Находясь уже под лёгким градусом спиртного, выпитого на свадьбе, мы со Светкой чувствовали себя вполне непринуждённо и болтали о том о сём, расположившись в двух креслицах, разделённых маленьким журнальным столиком, на который Галина поставила маленькие рюмочки, бутылку коньяка и на блюдечке порезанный лимончик.
Женя же открыл нижнюю дверцу стенки, которая являлась основной мебелью в достаточно большой двадцатиметровой комнате, кроме дивана, шкафа и двух креслиц со столиком, на которых мы сидели со Светой, достал инструмент, клей и занялся ремонтом босоножки. Гале место было лишь на диване. Он был расстелен и заменял собой двуспальную кровать.

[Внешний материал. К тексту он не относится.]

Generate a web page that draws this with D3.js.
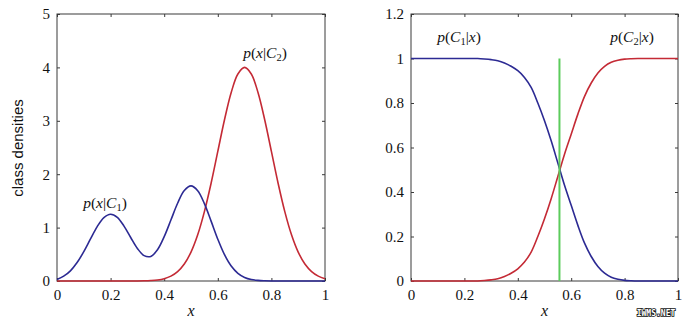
<!DOCTYPE html>
<html>
<head>
<meta charset="utf-8">
<script src="https://cdn.jsdelivr.net/npm/d3@7"></script>
<style>
  html, body { margin: 0; padding: 0; background: #fff; }
  svg { display: block; }
</style>
</head>
<body>
<svg id="chart" width="690" height="325"></svg>
<script>
// Sample positions along x
const xGrid = [0, 0.025, 0.05, 0.075, 0.1, 0.125, 0.15, 0.175, 0.2, 0.225,
  0.25, 0.275, 0.3, 0.325, 0.35, 0.375, 0.4, 0.425, 0.45, 0.475,
  0.5, 0.525, 0.55, 0.575, 0.6, 0.625, 0.65, 0.675, 0.7, 0.725,
  0.75, 0.775, 0.8, 0.825, 0.85, 0.875, 0.9, 0.925, 0.95, 0.975, 1];

// Class-conditional densities p(x|C1), p(x|C2)
const densityC1 = [0.03, 0.09, 0.19, 0.345, 0.550, 0.787, 1.018, 1.188, 1.251, 1.192,
  1.028, 0.815, 0.610, 0.475, 0.460, 0.585, 0.830, 1.141, 1.456, 1.694,
  1.781, 1.691, 1.449, 1.121, 0.783, 0.493, 0.280, 0.144, 0.067, 0.028,
  0.011, 0.004, 0.001, 0, 0, 0, 0, 0, 0, 0, 0];
const densityC2 = [0, 0, 0, 0, 0, 0, 0, 0, 0, 0,
  0, 0.0005, 0.001, 0.0035, 0.009, 0.020, 0.044, 0.091, 0.176, 0.318,
  0.541, 0.865, 1.299, 1.831, 2.426, 3.019, 3.530, 3.877, 4.0, 3.877,
  3.530, 3.019, 2.426, 1.831, 1.299, 0.865, 0.541, 0.318, 0.176, 0.091, 0.044];

// Posterior probabilities p(C1|x), p(C2|x)
const posteriorC1 = [1, 1, 1, 1, 1, 1, 1, 1, 1, 1,
  1, 0.998, 0.995, 0.99, 0.98, 0.965, 0.945, 0.915, 0.87, 0.80,
  0.72, 0.63, 0.53, 0.43, 0.34, 0.25, 0.17, 0.11, 0.065, 0.035,
  0.017, 0.008, 0.003, 0.001, 0, 0, 0, 0, 0, 0, 0];
const posteriorC2 = [0, 0, 0, 0, 0, 0, 0, 0, 0, 0,
  0, 0.002, 0.005, 0.01, 0.02, 0.035, 0.055, 0.085, 0.13, 0.20,
  0.28, 0.37, 0.47, 0.57, 0.66, 0.75, 0.83, 0.89, 0.935, 0.965,
  0.983, 0.992, 0.997, 0.999, 1, 1, 1, 1, 1, 1, 1];

// Decision boundary where the posteriors cross
const boundaryX = 0.556;

const xTicks = [0, 0.2, 0.4, 0.6, 0.8, 1];
const xTickLabels = ["0", "0.2", "0.4", "0.6", "0.8", "1"];
const leftYTicks = [0, 1, 2, 3, 4, 5];
const leftYTickLabels = ["0", "1", "2", "3", "4", "5"];
const rightYTicks = [0, 0.2, 0.4, 0.6, 0.8, 1, 1.2];
const rightYTickLabels = ["0", "0.2", "0.4", "0.6", "0.8", "1", "1.2"];

const BLUE = "#2c2a93";
const RED = "#c42a35";
const GREEN = "#5ccc5c";
const FRAME = "#3a3a3a";
const SERIF = "'Liberation Serif', 'Times New Roman', 'DejaVu Serif', serif";

const svg = d3.select("#chart");

function panel(opts) {
  const { left, right, top, bottom, yMax, yTicks, yLabels } = opts;
  const x = d3.scaleLinear().domain([0, 1]).range([left, right]);
  const y = d3.scaleLinear().domain([0, yMax]).range([bottom, top]);
  const g = svg.append("g");

  // inward ticks on all four sides, labels on bottom and left
  const axB = d3.axisBottom(x).tickValues(xTicks).tickSizeInner(-3).tickSizeOuter(0)
    .tickPadding(7).tickFormat((d, i) => xTickLabels[i]);
  const axT = d3.axisTop(x).tickValues(xTicks).tickSizeInner(-3).tickSizeOuter(0).tickFormat("");
  const axL = d3.axisLeft(y).tickValues(yTicks).tickSizeInner(-3).tickSizeOuter(0)
    .tickPadding(7).tickFormat((d, i) => yLabels[i]);
  const axR = d3.axisRight(y).tickValues(yTicks).tickSizeInner(-3).tickSizeOuter(0).tickFormat("");

  const gb = g.append("g").attr("transform", `translate(0,${bottom})`).call(axB);
  const gt = g.append("g").attr("transform", `translate(0,${top})`).call(axT);
  const gl = g.append("g").attr("transform", `translate(${left},0)`).call(axL);
  const gr = g.append("g").attr("transform", `translate(${right},0)`).call(axR);
  [gb, gt, gl, gr].forEach(a => {
    a.attr("font-family", SERIF).attr("font-size", 15);
    a.select(".domain").remove();
    a.selectAll(".tick line").attr("stroke", FRAME);
    a.selectAll(".tick text").attr("fill", "#111");
  });
  gb.selectAll(".tick text").attr("dy", "0.8em");
  gl.selectAll(".tick text").attr("dy", "0.33em");

  g.append("rect")
    .attr("x", left).attr("y", top)
    .attr("width", right - left).attr("height", bottom - top)
    .attr("fill", "none").attr("stroke", FRAME).attr("stroke-width", 1);

  // x axis label
  g.append("text")
    .attr("x", (left + right) / 2).attr("y", 316)
    .attr("text-anchor", "middle")
    .attr("font-family", SERIF).attr("font-style", "italic").attr("font-size", 16)
    .attr("fill", "#111")
    .text("x");

  return { g, x, y };
}

function curve(p, values, color) {
  const line = d3.line()
    .x((d, i) => p.x(xGrid[i]))
    .y(d => p.y(d))
    .curve(d3.curveCatmullRom.alpha(0.5));
  p.g.append("path")
    .datum(values)
    .attr("d", line)
    .attr("fill", "none")
    .attr("stroke", color)
    .attr("stroke-width", 1.6);
}

// math label like p(x|C1) built from tspans
function mathLabel(g, cx, baseline, parts) {
  const t = g.append("text")
    .attr("x", cx).attr("y", baseline).attr("text-anchor", "middle")
    .attr("font-family", SERIF).attr("font-size", 15.5).attr("fill", "#111");
  parts.forEach(pt => {
    const s = t.append("tspan").text(pt.t);
    if (pt.i) s.attr("font-style", "italic");
    if (pt.sub) s.attr("font-size", 10.5).attr("dy", 3);
    if (pt.up) s.attr("dy", -3);
  });
}

// Left: class-conditional densities
const L = panel({ left: 57, right: 325, top: 14, bottom: 281, yMax: 5,
  yTicks: leftYTicks, yLabels: leftYTickLabels });
curve(L, densityC2, RED);
curve(L, densityC1, BLUE);

L.g.append("text")
  .attr("transform", "translate(23,148) rotate(-90)")
  .attr("text-anchor", "middle")
  .attr("font-family", "'Liberation Sans', Arial, sans-serif")
  .attr("font-size", 15)
  .attr("fill", "#111")
  .text("class densities");

mathLabel(L.g, 105, 208, [
  { t: "p", i: true }, { t: "(" }, { t: "x", i: true }, { t: "|" },
  { t: "C", i: true }, { t: "1", sub: true }, { t: ")", up: true }
]);
mathLabel(L.g, 265, 58, [
  { t: "p", i: true }, { t: "(" }, { t: "x", i: true }, { t: "|" },
  { t: "C", i: true }, { t: "2", sub: true }, { t: ")", up: true }
]);

// Right: posterior probabilities with the decision boundary
const R = panel({ left: 411, right: 678, top: 14, bottom: 281, yMax: 1.2,
  yTicks: rightYTicks, yLabels: rightYTickLabels });
curve(R, posteriorC2, RED);
curve(R, posteriorC1, BLUE);

R.g.append("line")
  .attr("x1", R.x(boundaryX)).attr("x2", R.x(boundaryX))
  .attr("y1", R.y(1)).attr("y2", R.y(0))
  .attr("stroke", GREEN).attr("stroke-width", 2);

mathLabel(R.g, 459, 42, [
  { t: "p", i: true }, { t: "(" }, { t: "C", i: true }, { t: "1", sub: true },
  { t: "|", up: true }, { t: "x", i: true }, { t: ")" }
]);
mathLabel(R.g, 632, 42, [
  { t: "p", i: true }, { t: "(" }, { t: "C", i: true }, { t: "2", sub: true },
  { t: "|", up: true }, { t: "x", i: true }, { t: ")" }
]);

// site mark, bottom right
svg.append("text")
  .attr("x", 656).attr("y", 316)
  .attr("text-anchor", "middle")
  .attr("font-family", "'DejaVu Sans Mono', monospace")
  .attr("font-weight", "bold")
  .attr("font-size", 8)
  .attr("fill", "#fff")
  .attr("stroke", "#111")
  .attr("stroke-width", 1.6)
  .attr("paint-order", "stroke")
  .text("IWMS.NET");
</script>
</body>
</html>
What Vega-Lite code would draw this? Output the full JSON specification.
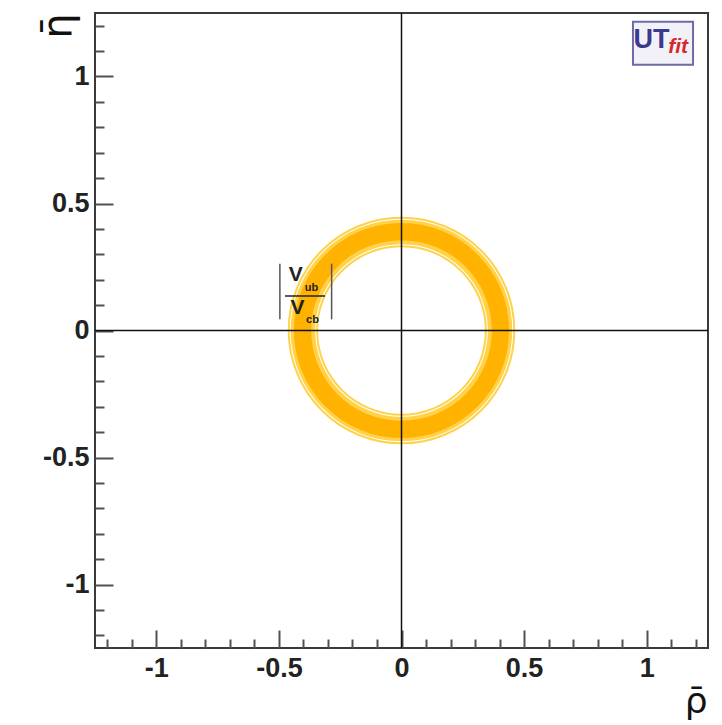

Мы все, втроём, ещё полные свадебного веселья, громкой музыки и действия нескольких рюмок шампанского (закусывать как-то не удавалось), переговаривались, как – будто не замечая её присутствия.
Я не помню, в какой момент женщина занервничала, сказалась дополнительная рюмка коньяка. Услышала только Женькины слова, адресованные Гале:
– Тебя никто не держит! Можешь уйти!
Галя забегала нервно из кухни в комнату, потом вдруг прокричала, обращаясь, почему-то, ко мне:
– Ты думаешь, он золото?!
А потом зло сказала, обращаясь к Женьке:
– Отдай мне мои двадцать рублей и я уйду!
– У меня сейчас нет денег, – ответил он.
И тогда, повинуясь какому-то душевному порыву, я встала, пошатываясь, прошла в прихожую, где на крючке осталась висеть моя сумочка, достала из неё двадцать рублей.
– Возьми! – сказала Галине. Она взяла. Потом, вдруг, замахнулась и ударила меня по щеке!
В прихожую выскочил Женька, обнял меня со спины, прижал к себе. Я закрыла пылающую щёку ладонью, и искренне не понимала: за что? Ведь я всего лишь хотела избежать некрасивой ссоры, убрать повод для скандала!!!
– Вот теперь ты точно уйдёшь! – сказал Женька Гале.
Галина сдёрнула плащик с вешалки, схватила свою сумку, вставила ноги в туфли и выскочила из квартиры. На полу остались женские, достаточно приличные шлёпки.
– Ну-ка, примерь! – сказал Женька Свете,
– Это мамкины, она в моря ходила, с загранки привезла. Босоножки до завтра трогать нельзя, клей встать должен.
Потом внимательно рассмотрел моё лицо.
– Жить буду! – сказала я.
– За это надо выпить! – сказал он.
И мы пошли пить коньяк…
Первая ошибка мною была сделана, Судьба ухмыльнулась и перестроила, как навигатор, весь мой жизненный путь.